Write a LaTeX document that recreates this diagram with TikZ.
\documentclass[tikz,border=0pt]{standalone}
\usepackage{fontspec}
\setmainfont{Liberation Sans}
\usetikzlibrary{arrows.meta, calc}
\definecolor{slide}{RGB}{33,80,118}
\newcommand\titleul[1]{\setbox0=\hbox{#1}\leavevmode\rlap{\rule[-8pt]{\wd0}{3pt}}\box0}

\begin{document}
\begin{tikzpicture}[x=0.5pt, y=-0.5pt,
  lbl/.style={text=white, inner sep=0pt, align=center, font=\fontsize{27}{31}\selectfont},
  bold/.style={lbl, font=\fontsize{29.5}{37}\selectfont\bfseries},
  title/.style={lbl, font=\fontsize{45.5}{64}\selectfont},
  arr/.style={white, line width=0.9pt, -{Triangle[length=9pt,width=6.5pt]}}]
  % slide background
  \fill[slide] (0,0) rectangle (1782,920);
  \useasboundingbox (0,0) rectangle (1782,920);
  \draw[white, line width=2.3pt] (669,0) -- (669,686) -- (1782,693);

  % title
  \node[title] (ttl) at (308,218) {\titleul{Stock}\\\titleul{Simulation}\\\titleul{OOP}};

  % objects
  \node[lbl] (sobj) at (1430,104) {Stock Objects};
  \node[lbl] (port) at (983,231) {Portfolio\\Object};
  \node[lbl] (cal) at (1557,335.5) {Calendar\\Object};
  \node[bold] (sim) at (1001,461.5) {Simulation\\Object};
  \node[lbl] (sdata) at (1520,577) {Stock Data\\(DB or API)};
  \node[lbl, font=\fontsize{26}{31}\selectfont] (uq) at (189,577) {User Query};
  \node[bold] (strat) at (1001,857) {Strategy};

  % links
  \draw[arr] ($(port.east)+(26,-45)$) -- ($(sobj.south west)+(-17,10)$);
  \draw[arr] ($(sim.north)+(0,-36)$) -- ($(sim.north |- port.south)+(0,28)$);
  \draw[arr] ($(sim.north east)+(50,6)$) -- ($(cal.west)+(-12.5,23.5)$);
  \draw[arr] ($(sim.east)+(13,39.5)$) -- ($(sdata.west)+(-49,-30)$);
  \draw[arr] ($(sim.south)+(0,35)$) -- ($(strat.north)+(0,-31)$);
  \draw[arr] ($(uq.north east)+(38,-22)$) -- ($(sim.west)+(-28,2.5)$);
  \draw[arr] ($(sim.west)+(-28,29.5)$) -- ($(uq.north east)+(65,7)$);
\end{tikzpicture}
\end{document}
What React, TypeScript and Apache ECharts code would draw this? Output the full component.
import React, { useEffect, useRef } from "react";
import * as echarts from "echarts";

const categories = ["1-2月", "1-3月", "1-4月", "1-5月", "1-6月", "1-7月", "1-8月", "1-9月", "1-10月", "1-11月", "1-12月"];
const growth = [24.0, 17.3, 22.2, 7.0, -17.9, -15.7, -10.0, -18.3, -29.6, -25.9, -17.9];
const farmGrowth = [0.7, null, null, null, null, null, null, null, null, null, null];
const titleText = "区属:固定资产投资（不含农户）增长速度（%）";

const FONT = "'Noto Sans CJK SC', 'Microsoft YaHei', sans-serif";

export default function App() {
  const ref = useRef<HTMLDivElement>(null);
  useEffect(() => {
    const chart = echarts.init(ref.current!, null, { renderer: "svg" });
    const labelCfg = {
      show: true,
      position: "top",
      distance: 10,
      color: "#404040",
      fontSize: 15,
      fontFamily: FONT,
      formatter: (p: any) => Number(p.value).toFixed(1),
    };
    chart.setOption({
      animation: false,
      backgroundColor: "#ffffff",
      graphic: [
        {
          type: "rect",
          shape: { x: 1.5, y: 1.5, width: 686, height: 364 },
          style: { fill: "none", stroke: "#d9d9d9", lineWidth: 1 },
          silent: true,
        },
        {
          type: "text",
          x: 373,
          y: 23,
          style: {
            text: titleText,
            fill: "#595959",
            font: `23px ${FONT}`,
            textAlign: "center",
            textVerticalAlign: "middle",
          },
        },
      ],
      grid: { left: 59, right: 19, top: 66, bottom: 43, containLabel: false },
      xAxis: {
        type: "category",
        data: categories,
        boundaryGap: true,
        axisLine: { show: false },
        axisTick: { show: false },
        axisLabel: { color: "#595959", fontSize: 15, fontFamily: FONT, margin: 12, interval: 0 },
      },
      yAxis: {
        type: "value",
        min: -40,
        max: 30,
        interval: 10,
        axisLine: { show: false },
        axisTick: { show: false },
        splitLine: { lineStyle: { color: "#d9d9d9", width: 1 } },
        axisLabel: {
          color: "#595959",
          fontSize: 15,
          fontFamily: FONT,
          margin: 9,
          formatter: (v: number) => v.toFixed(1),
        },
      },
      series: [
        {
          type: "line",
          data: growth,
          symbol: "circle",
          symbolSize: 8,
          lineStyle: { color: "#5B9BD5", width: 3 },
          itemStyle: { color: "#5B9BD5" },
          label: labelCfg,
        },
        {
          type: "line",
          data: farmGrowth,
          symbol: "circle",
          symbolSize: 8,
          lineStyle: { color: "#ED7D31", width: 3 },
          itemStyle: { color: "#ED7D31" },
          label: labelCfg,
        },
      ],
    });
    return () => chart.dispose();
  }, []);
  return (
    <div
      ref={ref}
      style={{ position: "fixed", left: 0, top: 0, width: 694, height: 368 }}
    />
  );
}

⁂

→ Given exercise:
Copy out the lines in which the string "draw" appears.

→ Answer to this problem:
  \draw[white, line width=2.3pt] (669,0) -- (669,686) -- (1782,693);
  \draw[arr] ($(port.east)+(26,-45)$) -- ($(sobj.south west)+(-17,10)$);
  \draw[arr] ($(sim.north)+(0,-36)$) -- ($(sim.north |- port.south)+(0,28)$);
  \draw[arr] ($(sim.north east)+(50,6)$) -- ($(cal.west)+(-12.5,23.5)$);
  \draw[arr] ($(sim.east)+(13,39.5)$) -- ($(sdata.west)+(-49,-30)$);
  \draw[arr] ($(sim.south)+(0,35)$) -- ($(strat.north)+(0,-31)$);
  \draw[arr] ($(uq.north east)+(38,-22)$) -- ($(sim.west)+(-28,2.5)$);
  \draw[arr] ($(sim.west)+(-28,29.5)$) -- ($(uq.north east)+(65,7)$);
What React, TypeScript and Apache ECharts code would draw this? Output the full component.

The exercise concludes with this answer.